In follow up to our earlier post in March regarding the HSA Maximum Family Contribution change, we want to provide some new information based upon an IRS Revenue Procedure released April 26, 2018.
Background: The maximum contribution to a Health Savings Account (HSA) for family coverage was originally announced as $6,900 on May 4, 2017. On March 2, 2018, the limit was reduced to $ 6,850 for taxpayers with family coverage under HDHPs due to the change to the inflation calculator under Tax Reform legislation for 2018 and future years.
While attending the Employer Council on Flexible Compensation (ECFC) Annual Conference in Washington, D.C. in March of this year, Employee Benefits Corporation along with our industry peers shared with the IRS the difficulties related to changing the HSA family maximum contribution amount for a year that has already started. The IRS listened to stories of the administrative burden imposed on individuals in order to make these $50 plus earnings adjustments. They indicated that they were currently considering if they can extend some transition relief on the matter.
New Information: In a reverse of the March announcement of the reduction of the family contribution level to the HSA, the IRS released Revenue Procedure 2018-27 on April 26, 2018, providing relief for taxpayers with family coverage under high deductible health plans (HDHPs) for 2018. This guidance allows taxpayers to continue to treat the 2018 limit as $6,900.
The IRS provided clarifications on how taxpayers who already received a distribution from an HSA of an excess contribution based on the $6,850 deduction limit may treat the distribution as a mistake and repay the HSA without any tax or reporting consequences. The IRS also clarifies how to treat a distribution of an excess contribution (and earnings) based on the $6,850 deduction limit. An individual may elect to repay any excess distribution and earnings to an HSA by April 15, 2019 and will not be subject to income tax, 20% penalty for non-qualified distribution, or any excise tax on excess contribution.

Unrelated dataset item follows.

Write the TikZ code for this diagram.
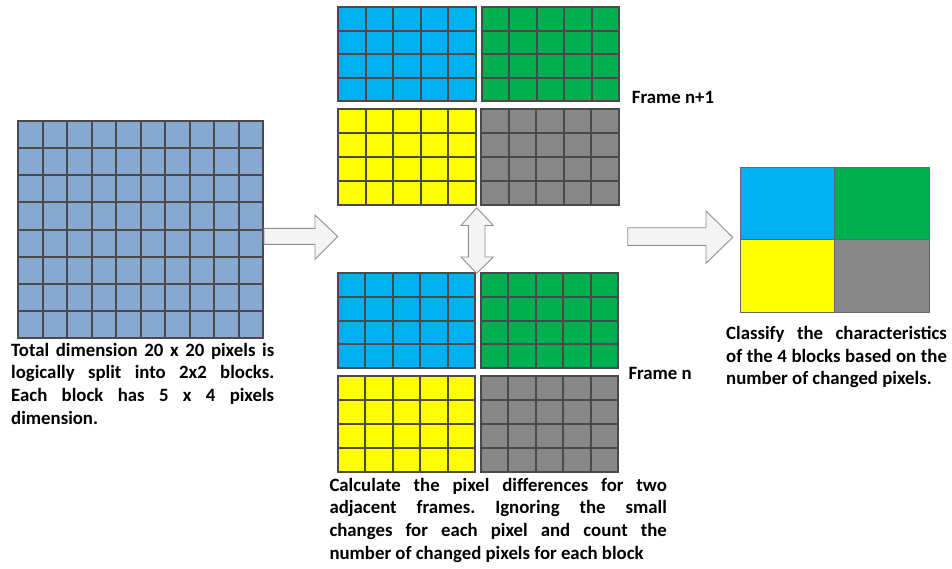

However, if the HSA contributions were made through a cafeteria plan and the employer does not include any portion of the contributions in the employee’s wages because the employer treats $6,900 as the annual limit, the excess distribution must be used to pay for qualified medical expenses to avoid income taxes and the 20% penalty.
The employer is allowed to correct a mistaken contribution that exceeds the statutory maximum for the year. So what that means is if the employer prior to this transition relief, processed a reversal of $50 cafeteria plan deposit based upon what was thought to be in excess of the $6,850 statutory max and returned the amount to employees as taxable income, it would be possible for the employee to contribute the additional $50 pre-tax for 2018 now that the $6,900 contribution limit has been restored.
We will continue you to provide any additional HSA updates. Watch for the release of the 2019 limits which are due out before June 1, 2018.